— START DATASET CONTENT —
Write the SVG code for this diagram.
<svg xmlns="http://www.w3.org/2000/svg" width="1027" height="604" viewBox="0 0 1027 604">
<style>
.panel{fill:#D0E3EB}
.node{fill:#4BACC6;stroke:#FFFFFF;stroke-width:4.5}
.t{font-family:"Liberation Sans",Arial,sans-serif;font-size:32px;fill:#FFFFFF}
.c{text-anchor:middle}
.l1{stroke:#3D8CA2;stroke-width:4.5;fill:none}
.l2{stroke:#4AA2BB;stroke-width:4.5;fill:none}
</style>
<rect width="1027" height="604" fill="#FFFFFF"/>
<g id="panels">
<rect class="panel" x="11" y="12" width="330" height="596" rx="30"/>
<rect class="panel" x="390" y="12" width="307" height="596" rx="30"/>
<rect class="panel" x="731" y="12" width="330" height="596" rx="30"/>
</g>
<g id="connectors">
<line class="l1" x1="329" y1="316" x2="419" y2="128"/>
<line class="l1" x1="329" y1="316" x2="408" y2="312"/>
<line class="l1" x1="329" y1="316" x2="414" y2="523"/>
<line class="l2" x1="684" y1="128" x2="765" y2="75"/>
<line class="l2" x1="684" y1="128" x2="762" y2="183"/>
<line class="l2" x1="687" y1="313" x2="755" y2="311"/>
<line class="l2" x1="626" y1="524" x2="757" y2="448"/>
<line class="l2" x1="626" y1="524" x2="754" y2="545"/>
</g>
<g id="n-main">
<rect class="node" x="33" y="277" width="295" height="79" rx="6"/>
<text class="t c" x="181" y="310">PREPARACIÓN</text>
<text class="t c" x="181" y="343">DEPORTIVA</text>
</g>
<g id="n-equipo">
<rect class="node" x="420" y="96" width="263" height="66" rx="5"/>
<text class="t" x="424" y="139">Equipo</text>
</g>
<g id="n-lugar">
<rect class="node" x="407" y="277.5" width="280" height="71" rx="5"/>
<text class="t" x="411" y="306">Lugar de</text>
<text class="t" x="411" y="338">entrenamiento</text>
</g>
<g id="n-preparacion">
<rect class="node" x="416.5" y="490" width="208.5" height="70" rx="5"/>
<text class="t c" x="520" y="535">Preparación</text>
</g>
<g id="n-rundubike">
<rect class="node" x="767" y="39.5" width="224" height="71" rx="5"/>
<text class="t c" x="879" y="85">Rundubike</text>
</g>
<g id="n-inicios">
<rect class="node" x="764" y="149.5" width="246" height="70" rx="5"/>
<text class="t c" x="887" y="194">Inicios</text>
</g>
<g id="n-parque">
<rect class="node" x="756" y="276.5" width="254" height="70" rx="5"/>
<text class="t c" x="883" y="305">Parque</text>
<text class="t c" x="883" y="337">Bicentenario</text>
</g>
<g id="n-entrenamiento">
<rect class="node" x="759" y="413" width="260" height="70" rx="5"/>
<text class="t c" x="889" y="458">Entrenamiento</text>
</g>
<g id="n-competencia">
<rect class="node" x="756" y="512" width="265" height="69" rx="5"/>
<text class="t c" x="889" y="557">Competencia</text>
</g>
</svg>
— END DATASET CONTENT —
**AIM OF THE TASK:** Output all of the material exactly as written.

**RESULT FOR THIS TASK:**
Write the SVG code for this diagram.
<svg xmlns="http://www.w3.org/2000/svg" width="1027" height="604" viewBox="0 0 1027 604">
<style>
.panel{fill:#D0E3EB}
.node{fill:#4BACC6;stroke:#FFFFFF;stroke-width:4.5}
.t{font-family:"Liberation Sans",Arial,sans-serif;font-size:32px;fill:#FFFFFF}
.c{text-anchor:middle}
.l1{stroke:#3D8CA2;stroke-width:4.5;fill:none}
.l2{stroke:#4AA2BB;stroke-width:4.5;fill:none}
</style>
<rect width="1027" height="604" fill="#FFFFFF"/>
<g id="panels">
<rect class="panel" x="11" y="12" width="330" height="596" rx="30"/>
<rect class="panel" x="390" y="12" width="307" height="596" rx="30"/>
<rect class="panel" x="731" y="12" width="330" height="596" rx="30"/>
</g>
<g id="connectors">
<line class="l1" x1="329" y1="316" x2="419" y2="128"/>
<line class="l1" x1="329" y1="316" x2="408" y2="312"/>
<line class="l1" x1="329" y1="316" x2="414" y2="523"/>
<line class="l2" x1="684" y1="128" x2="765" y2="75"/>
<line class="l2" x1="684" y1="128" x2="762" y2="183"/>
<line class="l2" x1="687" y1="313" x2="755" y2="311"/>
<line class="l2" x1="626" y1="524" x2="757" y2="448"/>
<line class="l2" x1="626" y1="524" x2="754" y2="545"/>
</g>
<g id="n-main">
<rect class="node" x="33" y="277" width="295" height="79" rx="6"/>
<text class="t c" x="181" y="310">PREPARACIÓN</text>
<text class="t c" x="181" y="343">DEPORTIVA</text>
</g>
<g id="n-equipo">
<rect class="node" x="420" y="96" width="263" height="66" rx="5"/>
<text class="t" x="424" y="139">Equipo</text>
</g>
<g id="n-lugar">
<rect class="node" x="407" y="277.5" width="280" height="71" rx="5"/>
<text class="t" x="411" y="306">Lugar de</text>
<text class="t" x="411" y="338">entrenamiento</text>
</g>
<g id="n-preparacion">
<rect class="node" x="416.5" y="490" width="208.5" height="70" rx="5"/>
<text class="t c" x="520" y="535">Preparación</text>
</g>
<g id="n-rundubike">
<rect class="node" x="767" y="39.5" width="224" height="71" rx="5"/>
<text class="t c" x="879" y="85">Rundubike</text>
</g>
<g id="n-inicios">
<rect class="node" x="764" y="149.5" width="246" height="70" rx="5"/>
<text class="t c" x="887" y="194">Inicios</text>
</g>
<g id="n-parque">
<rect class="node" x="756" y="276.5" width="254" height="70" rx="5"/>
<text class="t c" x="883" y="305">Parque</text>
<text class="t c" x="883" y="337">Bicentenario</text>
</g>
<g id="n-entrenamiento">
<rect class="node" x="759" y="413" width="260" height="70" rx="5"/>
<text class="t c" x="889" y="458">Entrenamiento</text>
</g>
<g id="n-competencia">
<rect class="node" x="756" y="512" width="265" height="69" rx="5"/>
<text class="t c" x="889" y="557">Competencia</text>
</g>
</svg>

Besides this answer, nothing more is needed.